The Walking Dead: Dead City (2023 – )
The Walking Dead: Dead City currently has two seasons available, with the first premiering in 2023. The series was recently renewed in July 2025, so there’s more to come. Created by Eli Jorne, the show centers on two of the most popular characters from The Walking Dead universe: Maggie (Lauren Cohan) and Negan (Jeffrey Dean Morgan).
Set in a post-apocalyptic Manhattan — could there be a worse place to be during an apocalypse? — The story follows the duo, who form an unlikely partnership as they venture into the city to track down Maggie’s kidnapped son, Herschel. And of course, they have to stay alive in a city overrun by walkers and dangerous human factions
The Walking Dead: Daryl Dixon (2023 – )
We can’t have a Negan spinoff without a Daryl spinoff, and that’s where The Walking Dead: Daryl Dixon comes in. Norman Reedus reprises his role as Daryl, who mysteriously washes ashore in France, where the virus originated.
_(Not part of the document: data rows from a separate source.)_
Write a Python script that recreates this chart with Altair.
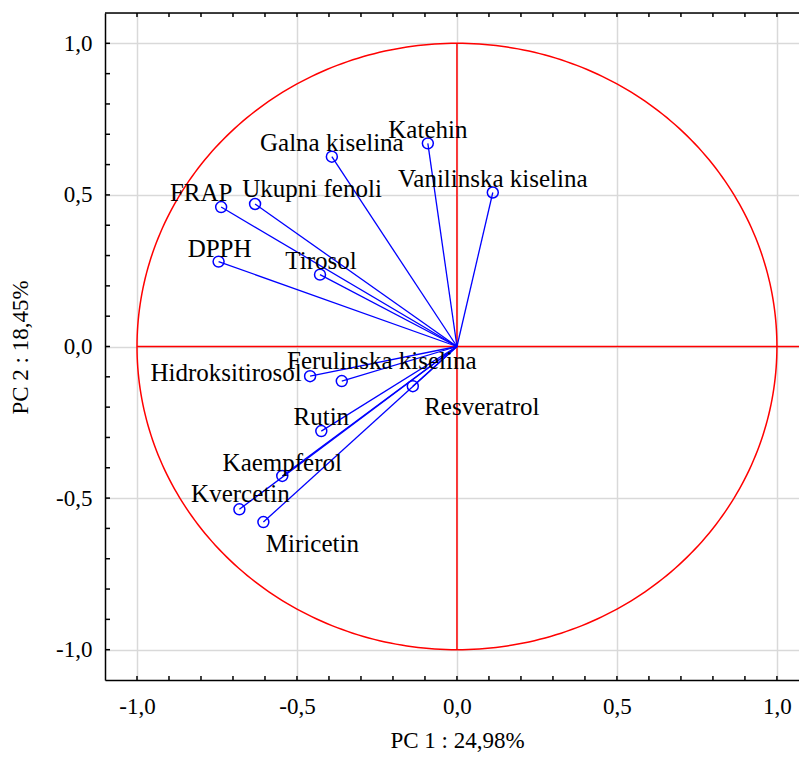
import altair as alt
import pandas as pd

# ---- data ----
names = ["Katehin", "Galna kiselina", "Vanilinska kiselina", "FRAP", "Ukupni fenoli",
         "DPPH", "Tirosol", "Hidroksitirosol", "Ferulinska kiselina", "Resveratrol",
         "Rutin", "Kaempferol", "Kvercetin", "Miricetin"]
pc1 = [-0.091, -0.391, 0.112, -0.737, -0.631, -0.745, -0.428, -0.459, -0.360, -0.138,
       -0.424, -0.546, -0.680, -0.605]
pc2 = [0.670, 0.626, 0.508, 0.460, 0.470, 0.280, 0.237, -0.098, -0.114, -0.131,
       -0.279, -0.427, -0.537, -0.579]
# label offsets (pixels) relative to each point
label_dx = [0, 0, 0, -20, 57, 1, 1, -84, 40, 69, 0, 0, 1, 49]
label_dy = [-13, -14, -13, -14, -15, -13, -14, -3, -20, 21, -14, -13, -15, 22]

tick_values = [-1.0, -0.5, 0.0, 0.5, 1.0]
x_title = "PC 1 : 24,98%"
y_title = "PC 2 : 18,45%"

W, H = 694, 667
FONT = "Liberation Serif"
BLUE = "#0000ff"
RED = "#ff0000"
GRID = "#d9d9d9"

df = pd.DataFrame({"name": names, "x": pc1, "y": pc2})

xscale = alt.Scale(domain=[-1.1, 1.069], nice=False, zero=False)
yscale = alt.Scale(domain=[-1.1, 1.1], nice=False, zero=False)
lab = "replace(replace(format(datum.value, '.1f'), '.', ','), '\u2212', '-')"

x_axis = alt.Axis(values=tick_values, labelExpr=lab, title=x_title, grid=True,
                  gridColor=GRID, gridWidth=1.5, domainColor="black", domainWidth=1.5,
                  ticks=False, labelPadding=15, labelFont=FONT, labelFontSize=23,
                  labelColor="black", titleFont=FONT, titleFontSize=23,
                  titleFontWeight="normal", titleColor="black", titleX=352, titleY=60,
                  titleBaseline="middle", titleAlign="center", labelFlush=False)
y_axis = alt.Axis(values=tick_values, labelExpr=lab, title=y_title, grid=True,
                  gridColor=GRID, gridWidth=1.5, domainColor="black", domainWidth=1.5,
                  ticks=False, labelPadding=13, labelFont=FONT, labelFontSize=23,
                  labelColor="black", titleFont=FONT, titleFontSize=23,
                  titleFontWeight="normal", titleColor="black", titleX=-85, titleY=334,
                  titleAngle=270, titleBaseline="middle", titleAlign="center",
                  labelFlush=False)


def X(f):
    return alt.X(f, type="quantitative", scale=xscale, axis=x_axis)


def Y(f):
    return alt.Y(f, type="quantitative", scale=yscale, axis=y_axis)


# unit circle
circle = alt.Chart(alt.sequence(0, 361, 1, as_="deg")).transform_calculate(
    cx="cos(datum.deg * PI / 180)", cy="sin(datum.deg * PI / 180)"
).mark_line(color=RED, strokeWidth=1.5).encode(
    x=X("cx"), y=Y("cy"), order=alt.Order("deg:Q"))

# red axes cross
hline = alt.Chart(pd.DataFrame({"a": [-1.0], "b": [1.069], "c": [0.0]})).mark_rule(
    color=RED, strokeWidth=1.5).encode(x=X("a"), x2="b", y=Y("c"))
vline = alt.Chart(pd.DataFrame({"a": [-1.0], "b": [1.0], "c": [0.0]})).mark_rule(
    color=RED, strokeWidth=1.5).encode(y=Y("a"), y2="b", x=X("c"))

# top border
top = alt.Chart(pd.DataFrame({"k": [0]})).mark_rule(color="black", strokeWidth=1.5).encode(
    x=alt.value(0), x2=alt.value(W), y=alt.value(0))

# inward minor ticks
ticks_src = alt.sequence(-10, 11, 1, as_="k")
xt_bottom = alt.Chart(ticks_src).transform_calculate(v="datum.k / 10").mark_rule(
    color="black", strokeWidth=1.5).encode(x=X("v"), y=alt.value(H), y2=alt.value(H - 4))
xt_top = alt.Chart(ticks_src).transform_calculate(v="datum.k / 10").mark_rule(
    color="black", strokeWidth=1.5).encode(x=X("v"), y=alt.value(0), y2=alt.value(4))
yt_left = alt.Chart(ticks_src).transform_calculate(v="datum.k / 10").mark_rule(
    color="black", strokeWidth=1.5).encode(y=Y("v"), x=alt.value(0), x2=alt.value(5))

# vectors
vectors = alt.Chart(df).transform_calculate(x0="0", y0="0").mark_rule(
    color=BLUE, strokeWidth=1.3).encode(x=X("x0:Q"), y=Y("y0:Q"), x2="x:Q", y2="y:Q")
points = alt.Chart(df).mark_point(shape="circle", filled=False, color=BLUE, size=120,
                                  strokeWidth=1.5, opacity=1).encode(x=X("x"), y=Y("y"))

labels = []
for n, dx, dy in zip(names, label_dx, label_dy):
    labels.append(
        alt.Chart(df[df["name"] == n]).mark_text(
            font=FONT, fontSize=25, color="black", dx=dx, dy=dy,
            align="center", baseline="middle").encode(x=X("x"), y=Y("y"), text="name:N"))

chart = alt.layer(
    circle, hline, vline, vectors, points, *labels, xt_bottom, xt_top, yt_left, top
).properties(
    width=W, height=H,
    autosize=alt.AutoSizeParams(type="none"),
    padding={"left": 97, "top": 5, "right": 0, "bottom": 73},
).configure_view(stroke=None).configure(background="white")

chart.save("out.html", embed_options={"renderer": "svg", "actions": False})
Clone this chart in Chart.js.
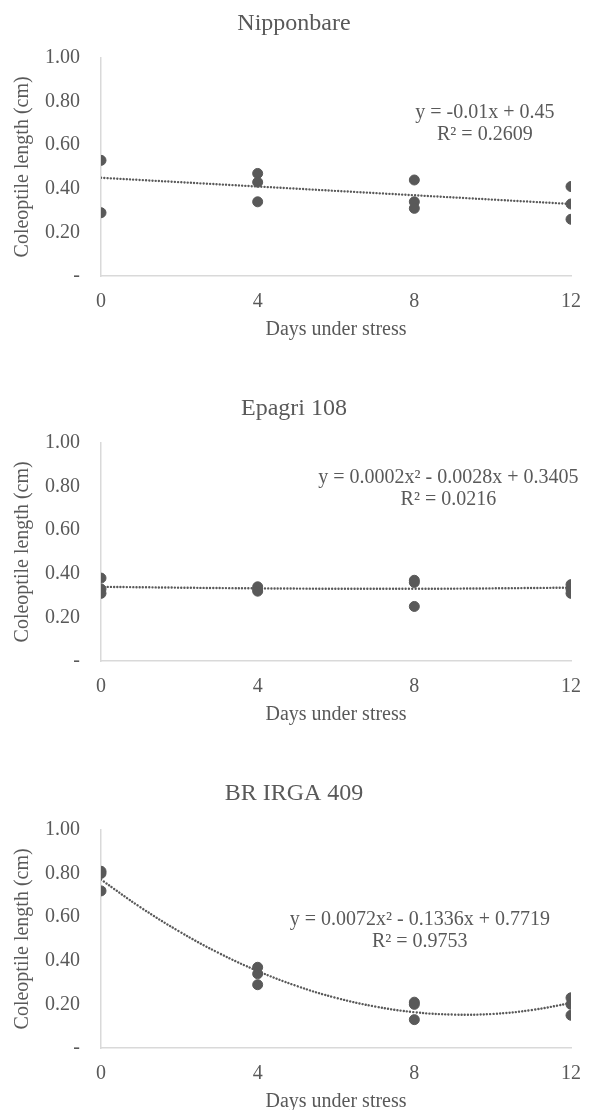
<!DOCTYPE html>
<html>
<head>
<meta charset="utf-8">
<script src="https://cdn.jsdelivr.net/npm/chart.js@4/dist/chart.umd.min.js"></script>
<style>
html,body{margin:0;padding:0;background:#ffffff;overflow:hidden;}
body{width:589px;height:1110px;position:relative;}
.panel{position:absolute;left:0;width:589px;height:344px;}
</style>
</head>
<body>

<div class="panel" style="top:0px;"><canvas id="chartNip"></canvas></div>
<div class="panel" style="top:385px;"><canvas id="chartEpa"></canvas></div>
<div class="panel" style="top:772px;"><canvas id="chartBr"></canvas></div>

<script>

/* ===========================
   DATA
=========================== */

const xTicks = [0, 4, 8, 12];

const yTicks = [0, 0.2, 0.4, 0.6, 0.8, 1.0];

// Nipponbare
const nipDays   = [0, 0, 4, 4, 4, 8, 8, 8, 12, 12, 12];
const nipLength = [0.53, 0.29, 0.47, 0.43, 0.34, 0.44, 0.34, 0.31, 0.41, 0.33, 0.26];
const nipTrendDays = [0, 12];
const nipTrend     = [0.45, 0.33];
const nipEquation  = ["y = -0.01x + 0.45", "R\u00B2 = 0.2609"];

// Epagri 108
const epaDays   = [0, 0, 0, 4, 4, 4, 8, 8, 8, 12, 12, 12];
const epaLength = [0.38, 0.33, 0.31, 0.34, 0.33, 0.32, 0.37, 0.36, 0.25, 0.35, 0.33, 0.31];
const epaTrendDays = [0, 4, 8, 12];
const epaTrend     = [0.340, 0.333, 0.331, 0.336];
const epaEquation  = ["y = 0.0002x\u00B2 - 0.0028x + 0.3405", "R\u00B2 = 0.0216"];

// BR IRGA 409
const brDays   = [0, 0, 0, 4, 4, 4, 8, 8, 8, 12, 12, 12];
const brLength = [0.81, 0.80, 0.72, 0.37, 0.34, 0.29, 0.21, 0.20, 0.13, 0.23, 0.20, 0.15];
const brTrendDays = [0, 1, 2, 3, 4, 5, 6, 7, 8, 9, 10, 11, 12];
const brTrend     = [0.772, 0.646, 0.534, 0.436, 0.353, 0.284, 0.230, 0.190, 0.164, 0.153, 0.156, 0.174, 0.206];
const brEquation  = ["y = 0.0072x\u00B2 - 0.1336x + 0.7719", "R\u00B2 = 0.9753"];

/* ===========================
   STYLE
=========================== */

const INK  = "#595959";
const AXIS = "#d9d9d9";
const FONT = "'Liberation Serif', 'Times New Roman', serif";

/* ===========================
   EQUATION LABEL PLUGIN
=========================== */

const equationPlugin = {

    id:"equationLabel",

    afterDatasetsDraw(chart, args, opts){

        const ctx = chart.ctx;
        const x = chart.scales.x.getPixelForValue(opts.atX);
        const y = chart.scales.y.getPixelForValue(opts.atY);

        ctx.save();
        ctx.fillStyle = INK;
        ctx.font = "20px " + FONT;
        ctx.textAlign = "center";
        ctx.textBaseline = "middle";

        opts.lines.forEach((line, i)=>{
            ctx.fillText(line, x, y + i * 22);
        });

        ctx.restore();

    }

};

/* ===========================
   BUILD CHART
=========================== */

function toPoints(xs, ys){

    return xs.map((x, i)=>({ x:x, y:ys[i] }));

}

function buildChart(id, title, days, lengths, trendDays, trend, equation, eqAt, titlePad){

    return new Chart(

        document.getElementById(id),

        {

            type:"scatter",

            data:{

                datasets:[

                    {
                        type:"line",
                        data:toPoints(trendDays, trend),
                        borderColor:INK,
                        borderWidth:2.4,
                        borderDash:[0.01, 3.2],
                        borderCapStyle:"round",
                        pointRadius:0,
                        tension:0.4,
                        fill:false,
                        order:1
                    },

                    {
                        data:toPoints(days, lengths),
                        backgroundColor:INK,
                        borderColor:INK,
                        pointRadius:5,
                        pointHoverRadius:5,
                        order:2
                    }

                ]

            },

            options:{

                responsive:true,
                maintainAspectRatio:false,
                animation:false,
                events:[],

                layout:{
                    padding:{ left:17, right:18, top:0, bottom:0 }
                },

                plugins:{

                    legend:{ display:false },
                    tooltip:{ enabled:false },

                    title:{
                        display:true,
                        text:title,
                        color:INK,
                        font:{ family:FONT, size:24, weight:"normal" },
                        padding:titlePad
                    },

                    equationLabel:{
                        lines:equation,
                        atX:eqAt[0],
                        atY:eqAt[1]
                    }

                },

                scales:{

                    x:{
                        type:"linear",
                        min:0,
                        max:12,
                        afterBuildTicks:(axis)=>{
                            axis.ticks = xTicks.map(v=>({ value:v }));
                        },
                        afterFit:(axis)=>{
                            axis.paddingLeft = 0;
                            axis.paddingRight = 0;
                        },
                        grid:{ display:false, drawTicks:false },
                        border:{ display:true, color:AXIS, width:1.5 },
                        ticks:{
                            color:INK,
                            padding:14,
                            font:{ family:FONT, size:20 }
                        },
                        title:{
                            display:true,
                            text:"Days under stress",
                            color:INK,
                            padding:{ top:-10, bottom:2 },
                            font:{ family:FONT, size:20 }
                        }
                    },

                    y:{
                        type:"linear",
                        min:0,
                        max:1,
                        afterBuildTicks:(axis)=>{
                            axis.ticks = yTicks.map(v=>({ value:v }));
                        },
                        afterFit:(axis)=>{
                            axis.width = 84;
                        },
                        grid:{ display:false, drawTicks:false },
                        border:{ display:true, color:AXIS, width:1.5 },
                        ticks:{
                            color:INK,
                            padding:21,
                            font:{ family:FONT, size:20 },
                            callback:(v)=> v === 0 ? "-" : v.toFixed(2)
                        },
                        title:{
                            display:true,
                            text:"Coleoptile length (cm)",
                            color:INK,
                            padding:{ top:-6, bottom:0 },
                            font:{ family:FONT, size:20 }
                        }
                    }

                }

            },

            plugins:[equationPlugin]

        }

    );

}

/* ===========================
   DRAW
=========================== */

buildChart("chartNip", "Nipponbare", nipDays, nipLength, nipTrendDays, nipTrend, nipEquation, [9.8, 0.75], { top:9, bottom:20 });

buildChart("chartEpa", "Epagri 108", epaDays, epaLength, epaTrendDays, epaTrend, epaEquation, [8.87, 0.84], { top:9, bottom:20 });

buildChart("chartBr", "BR IRGA 409", brDays, brLength, brTrendDays, brTrend, brEquation, [8.14, 0.59], { top:7, bottom:22 });

</script>
</body>
</html>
With no memory of how he got there, Daryl must make his way through the violence of provincial France and contend with different strains of the virus he’s never seen before.
Early on, Daryl discovers a young child and their caretakers in danger and takes it upon himself to protect them as they make their way to the Nest, a sanctuary near Paris, in exchange for secured passage back to America. Along the way, he forms new alliances and encounters dangerous enemies, including survivors who have adapted to the apocalypse in very different ways than he has. The third season is set to premiere on September 7, 2025.
The Walking Dead: The Ones Who Live (2024)
A six-episode miniseries created by Scott M. Gimple, Danai Gurira, and Andrew Lincoln, The Ones Who Live is set after the conclusion of The Walking Dead. Without giving away too many spoilers from the main series, it begins five years after the CRM took Rick Grimes. The series follows the separate journeys of its characters as they attempt to find one another, ultimately culminating in the long-awaited reunion between Rick and Michonne.
While the series didn’t get the most outstanding reviews, it did fully wrap up the storyline between Rick and Michonne, which was one of the biggest issues fans — and even the creators — had with their incomplete arcs in the original series. Whether or not the series did much beyond that is hard to say, but we’re not complaining. We like a nice bow to tie things up.